--- START ---

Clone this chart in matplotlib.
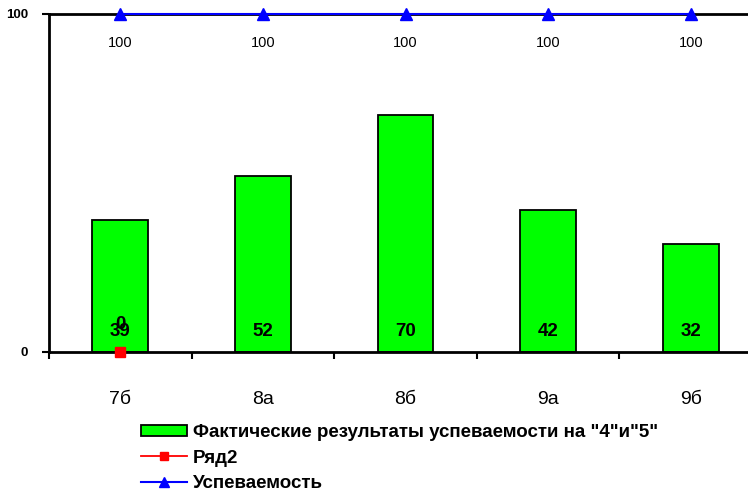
import numpy as np
import matplotlib.pyplot as plt

plt.rcParams['font.family'] = ['Liberation Sans', 'DejaVu Sans']

classes = ["7б", "8а", "8б", "9а", "9б"]
good_marks = [39, 52, 70, 42, 32]
row2 = [0]
success = [100, 100, 100, 100, 100]

fig = plt.figure(figsize=(7.48, 4.92), dpi=100)
ax = fig.add_axes([49 / 748, 140 / 492, 713 / 748, 338 / 492])

x = np.arange(len(classes))
h_bar = ax.bar(x, good_marks, width=0.39, color="#00ff00", edgecolor="black",
               linewidth=1.3, label='Фактические результаты успеваемости на "4"и"5"',
               zorder=2)
h_row2, = ax.plot(x[:len(row2)], row2, color="red", marker="s", markersize=7, lw=1.3,
                  label="Ряд2", zorder=4, clip_on=False)
h_succ, = ax.plot(x, success, color="blue", marker="^", markersize=8, lw=1.5,
                  label="Успеваемость", zorder=4, clip_on=False)

# data labels sit near the bottom of the bars, like the original sheet
for xi, v in zip(x, good_marks):
    ax.text(xi, 6, str(v), ha="center", va="center", fontsize=13.5,
            fontweight="bold", zorder=5)
for xi, v in zip(x, row2):
    ax.text(xi, 8, str(v), ha="center", va="center", fontsize=13.5,
            fontweight="bold", zorder=5)
for xi, v in zip(x, success):
    ax.text(xi, 91.5, str(v), ha="center", va="center", fontsize=10.5, zorder=5)

ax.set_xlim(-0.5, len(classes) - 0.5)
ax.set_ylim(0, 100)
ax.set_yticks([0, 100])
ax.set_yticklabels(["0", "100"], fontweight="bold", fontsize=9.5)
ax.set_xticks(x)
ax.set_xticklabels(classes, fontsize=14)
ax.set_xticks(np.arange(len(classes) + 1) - 0.5, minor=True)
ax.tick_params(axis="x", which="major", length=0, pad=28)
ax.tick_params(axis="x", which="minor", length=5, width=1.5, direction="out")
ax.tick_params(axis="y", length=5, width=1.5, direction="out", pad=10)

for side in ["left", "bottom", "top"]:
    ax.spines[side].set_linewidth(2)
ax.spines["right"].set_visible(False)

fig.legend([h_bar, h_row2, h_succ],
           [h_bar.get_label(), h_row2.get_label(), h_succ.get_label()],
           loc="upper left", bbox_to_anchor=(128 / 748, 1 - 411 / 492),
           frameon=False, prop={"weight": "bold", "size": 13.5},
           handlelength=2.45, handleheight=0.6, handletextpad=0.32,
           labelspacing=0.45, borderpad=0.2, markerscale=0.85)

fig.savefig("out.png", dpi=100)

--- END ---

REQUIRED WORK: Count every line in the listing above that holds "matplotlib", then report only the count.

FULL SOLUTION: 2